A cena que abre América Armada acompanha a ativista colombiana Teresita Gavíria caminhando pelas ruas de Medellín. Espaços reconhecíveis, que poderiam ser de praticamente qualquer outra grande cidade latino-americana. O documentário de Pedro Aberg e Alice Lanari é todo construído para produzir esse tipo de reconhecimento. A narrativa se estrutura no paralelismo entre três realidades distintas mas semelhantes, que, aproximadas, buscam traçar um painel da violência armada no continente e dirimir, nos viventes de cada um dos países filmados, a sensação de absoluta solidão diante das tragédias pessoais e nacionais.
O brasileiro Raull Santiago e o mexicano Eriberto Paredes são os dois outros coprotagonistas do filme, também vozes que denunciam atrocidades cometidas em suas respectivas terras, seja por agentes do Estado ou por organizações paramilitares. No entanto, Asbeg e Lanari têm uma clara dificuldade em estabelecer uma atmosfera única para América Armada. Apesar da semelhança entre os três personagens ser um ponto de partida factível, a matéria-prima oferecida por cada realidade é bastante distinta.
Quando no Complexo do Alemão, no Rio de Janeiro, o documentário assume um tom urgente, tenso, derivado de uma situação limite enfrentada por moradores do local, que tiveram suas casas arbitrariamente tomadas pela polícia. A primeira aparição de Santiago é impressionante nesse sentido, já que registra seu confronto com um policial à paisana que parece sempre prestes a sacar sua pistola. O segmento colombiano de América Armada é atravessado por um luto reiterado, enquanto mostra várias conversas de Gavíria com familiares de desaparecidos. O mexicano, por fim, carrega uma inesperada tranquilidade, pois aborda o contato de Paredes com uma comunidade que se armou para se defender do narcotráfico e de agentes do Estado – e que obteve sucesso nessa empreitada arriscada.
O fato é que são três universos particulares, com questões próprias; cada um deles merecia um filme inteiro para si, ou ao menos mais tempo de tela num documentário maior, que permitisse real aprofundamento nessas realidades tão complexas e, principalmente, uma aproximação de fato desses personagens. Como feito em América Armada, restam fragmentos que só permitem vislumbres muito rápidos de quem são Gavíria, Santiago e Paredes e uma associação pouco consistente entre o que acontece na Colômbia, no México e no Brasil.

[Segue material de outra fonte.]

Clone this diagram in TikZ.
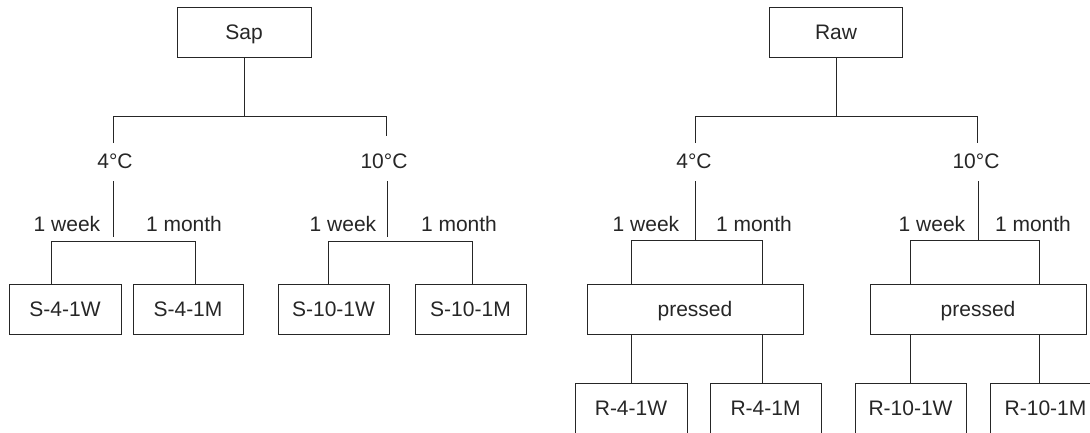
\documentclass[tikz,border=0pt]{standalone}
\usepackage{fontspec}
\setmainfont{Liberation Sans}
\begin{document}
\begin{tikzpicture}[x=1pt,y=-1pt,
  line width=1pt, draw=black!85,
  every node/.style={font=\fontsize{21}{25}\selectfont, text=black!85},
  box/.style={draw, line width=1pt, minimum height=50pt, inner sep=0pt, text height=15pt, text depth=0pt},
  lbl/.style={anchor=base, inner sep=0pt},
  conn/.style={line width=1pt}]
\useasboundingbox (0,0) rectangle (1090,432);
% top boxes
\node[box, minimum width=134pt] (sap) at (244,32) {Sap};
\node[box, minimum width=133pt] (raw) at (836,32) {Raw};
% temperature labels
\node[lbl] (s4) at (115,168) {4°C};
\node[lbl] (s10) at (384,168) {10°C};
\node[lbl] (r4) at (694,168) {4°C};
\node[lbl] (r10) at (976,168) {10°C};
% time labels
\node[lbl] (s4w) at (67,231) {1 week};
\node[lbl] (s4m) at (184,231) {1 month};
\node[lbl] (s10w) at (343,231) {1 week};
\node[lbl] (s10m) at (459,231) {1 month};
\node[lbl] (r4w) at (646,231) {1 week};
\node[lbl] (r4m) at (754,231) {1 month};
\node[lbl] (r10w) at (932,231) {1 week};
\node[lbl] (r10m) at (1033,231) {1 month};
% sample boxes
\node[box, minimum width=112pt] (S4W) at (65,309) {S-4-1W};
\node[box, minimum width=110pt] (S4M) at (188,309) {S-4-1M};
\node[box, minimum width=111pt] (S10W) at (333.5,309) {S-10-1W};
\node[box, minimum width=111pt] (S10M) at (470.5,309) {S-10-1M};
\node[box, minimum width=216pt] (p4) at (695,309) {pressed};
\node[box, minimum width=216pt] (p10) at (978,309) {pressed};
\node[box, minimum width=112pt] (R4W) at (631,408) {R-4-1W};
\node[box, minimum width=111pt] (R4M) at (765.5,408) {R-4-1M};
\node[box, minimum width=111pt] (R10W) at (910.5,408) {R-10-1W};
\node[box, minimum width=111pt] (R10M) at (1045.5,408) {R-10-1M};
% coordinates
\coordinate (sj) at (244,116);
\coordinate (sjl) at (113,116);
\coordinate (sjr) at (386,116);
\coordinate (sle) at (113,143);
\coordinate (sre) at (386,136);
\coordinate (s4t) at (113,181);
\coordinate (s4b) at (113,237);
\coordinate (s4hl) at (51,241);
\coordinate (s4hr) at (195,241);
\coordinate (s10t) at (387,181);
\coordinate (s10b) at (387,237);
\coordinate (s10hl) at (328,241);
\coordinate (s10hr) at (472,241);
\coordinate (rj) at (836,116);
\coordinate (rjl) at (695,116);
\coordinate (rjr) at (977,116);
\coordinate (rle) at (695,143);
\coordinate (rre) at (977,143);
\coordinate (r4t) at (695,181);
\coordinate (r4b) at (695,240);
\coordinate (r4hl) at (631,240);
\coordinate (r4hr) at (762,240);
\coordinate (r10t) at (978,181);
\coordinate (r10b) at (978,240);
\coordinate (r10hl) at (910,240);
\coordinate (r10hr) at (1039,240);
\coordinate (p4l) at (631,334);
\coordinate (p4r) at (762,334);
\coordinate (p10l) at (910,334);
\coordinate (p10r) at (1039,334);
% Sap tree
\draw[conn] (sap.south) -- (sj);
\draw[conn] (sle) -- (sjl) -- (sjr) -- (sre);
\draw[conn] (s4t) -- (s4b);
\draw[conn] (s4hl |- S4W.north) -- (s4hl) -- (s4hr) -- (s4hr |- S4M.north);
\draw[conn] (s10t) -- (s10b);
\draw[conn] (s10hl |- S10W.north) -- (s10hl) -- (s10hr) -- (s10hr |- S10M.north);
% Raw tree
\draw[conn] (raw.south) -- (rj);
\draw[conn] (rle) -- (rjl) -- (rjr) -- (rre);
\draw[conn] (r4t) -- (r4b);
\draw[conn] (r4hl |- p4.north) -- (r4hl) -- (r4hr) -- (r4hr |- p4.north);
\draw[conn] (r10t) -- (r10b);
\draw[conn] (r10hl |- p10.north) -- (r10hl) -- (r10hr) -- (r10hr |- p10.north);
\draw[conn] (p4l) -- (p4l |- R4W.north);
\draw[conn] (p4r) -- (p4r |- R4M.north);
\draw[conn] (p10l) -- (p10l |- R10W.north);
\draw[conn] (p10r) -- (p10r |- R10M.north);
\end{tikzpicture}
\end{document}
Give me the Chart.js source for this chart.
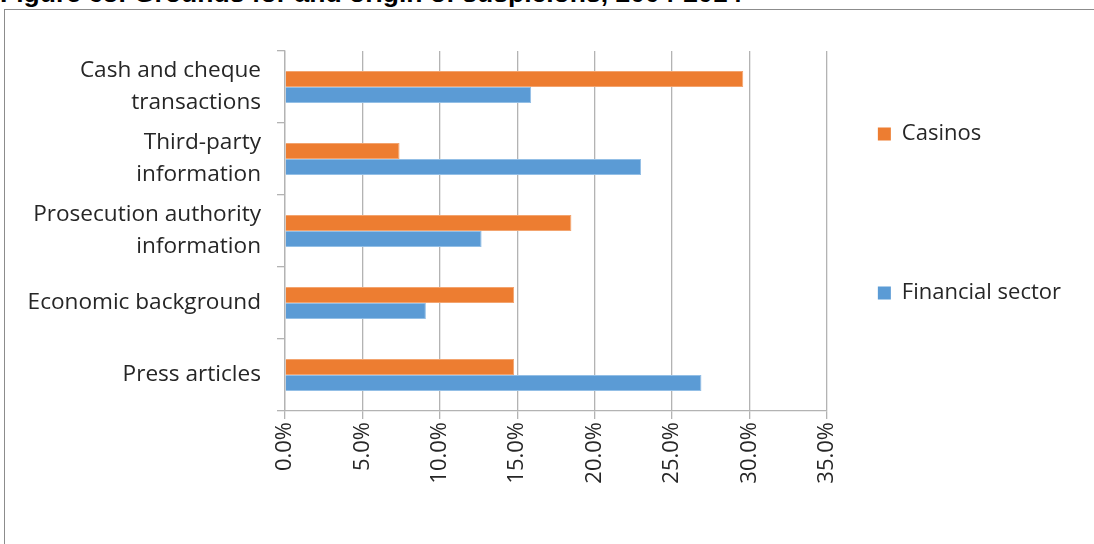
<!DOCTYPE html>
<html><head><meta charset="utf-8">
<script src="https://cdn.jsdelivr.net/npm/chart.js@4"></script>
<style>
html,body{margin:0;padding:0;background:#fff;width:1094px;height:544px;overflow:hidden;position:relative;}
#title{position:absolute;left:0px;top:-20px;font:bold 26.5px "Liberation Sans",Arial,sans-serif;line-height:26px;color:#000;white-space:nowrap;}
#frame{position:absolute;left:4px;top:9px;width:1200px;height:700px;border:1px solid #8c8c8c;box-sizing:border-box;}
#wrap{position:absolute;left:0;top:0;width:1094px;height:544px;}
</style></head>
<body>
<div id="title">Figure 63: Grounds for and origin of suspicions, 2004-2014</div>
<div id="frame"></div>
<div id="wrap"><canvas id="c"></canvas></div>
<script>
const categories = [["Cash and cheque","transactions"],["Third-party","information"],["Prosecution authority","information"],"Economic background","Press articles"];
const casinos = [29.6, 7.4, 18.5, 14.8, 14.8];
const financial = [15.9, 23.0, 12.7, 9.1, 26.9];
const seriesNames = ["Casinos","Financial sector"];
const tickValues = [0,5,10,15,20,25,30,35];

const FONT = '"Open Sans", sans-serif';
const TXT = '#262626';

function draw(){
  new Chart(document.getElementById('c'), {
    type:'bar',
    data:{labels:categories, datasets:[
      {label:seriesNames[0], data:casinos, backgroundColor:'#ED7D31', borderColor:'#F3A46F', borderWidth:1, categoryPercentage:0.444, barPercentage:1},
      {label:seriesNames[1], data:financial, backgroundColor:'#5B9BD5', borderColor:'#93BFE6', borderWidth:1, categoryPercentage:0.444, barPercentage:1}
    ]},
    options:{
      indexAxis:'y', responsive:true, maintainAspectRatio:false, animation:false,
      layout:{padding:{top:51,left:0,right:23,bottom:0}},
      plugins:{
        tooltip:{enabled:false},
        legend:{position:'right', align:'end',
          labels:{boxWidth:13, boxHeight:13, padding:51, color:TXT,
            font:{family:FONT, size:22, lineHeight:'1px'},
            generateLabels:(chart)=>{
              const items = Chart.defaults.plugins.legend.labels.generateLabels(chart);
              items.forEach(it=>{it.strokeStyle=it.fillStyle; it.lineWidth=0;});
              const sp = n => ({text:Array(n).fill(''), fillStyle:'rgba(0,0,0,0)', strokeStyle:'rgba(0,0,0,0)', lineWidth:0, hidden:false, datasetIndex:-1});
              return [items[0], sp(35), items[1], sp(138)];
            }}}
      },
      scales:{
        x:{min:0,max:35, afterBuildTicks:(ax)=>{ax.ticks=tickValues.map(v=>({value:v}));},
          afterFit:(s)=>{s.height=133;},
          ticks:{minRotation:90,maxRotation:90,color:TXT,padding:3,font:{family:FONT,size:22},callback:(v)=>Number(v).toFixed(1)+'%'},
          grid:{color:'#b3b3b3',lineWidth:1.3,tickLength:8,drawTicks:true},
          border:{color:'#b3b3b3',width:1.3}},
        y:{offset:true,
          afterFit:(s)=>{s.width=285;},
          ticks:{color:TXT,padding:16,font:{family:FONT,size:22.6,lineHeight:1.42}},
          grid:{offset:true,drawOnChartArea:false,color:'#b3b3b3',lineWidth:1.3,tickLength:8},
          border:{color:'#b3b3b3',width:1.3}}
      }
    }
  });
}
Promise.all([document.fonts.load('22px "Open Sans"'), document.fonts.load('bold 26px "Liberation Sans"')]).then(draw, draw);
</script>
</body></html>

Ao menos América Armada acerta na aposta em algum rigor estilístico, já que se mantém, do princípio ao fim, como um documentário observacional, de câmera na rua e sem jamais abandonar o recorte proposto inicialmente. Mesmo a alternância, pela montagem, entre as imagens dos três países se dá quase sem nenhuma mudança ao longo de todo o filme, gerando uma previsibilidade que chega a incomodar. Asbeg e Lanari trocam o caminho fácil do acúmulo de informações a qualquer custo (inclusive em detrimento da coesão narrativa, investindo num ecletismo de registros, como tantos documentaristas fazem) pelo da fidelidade a um dispositivo criado para permitir que de dentro de si emerjam aspectos da realidade do mundo. Isso é positivo, ainda que os resultados esperados não venham.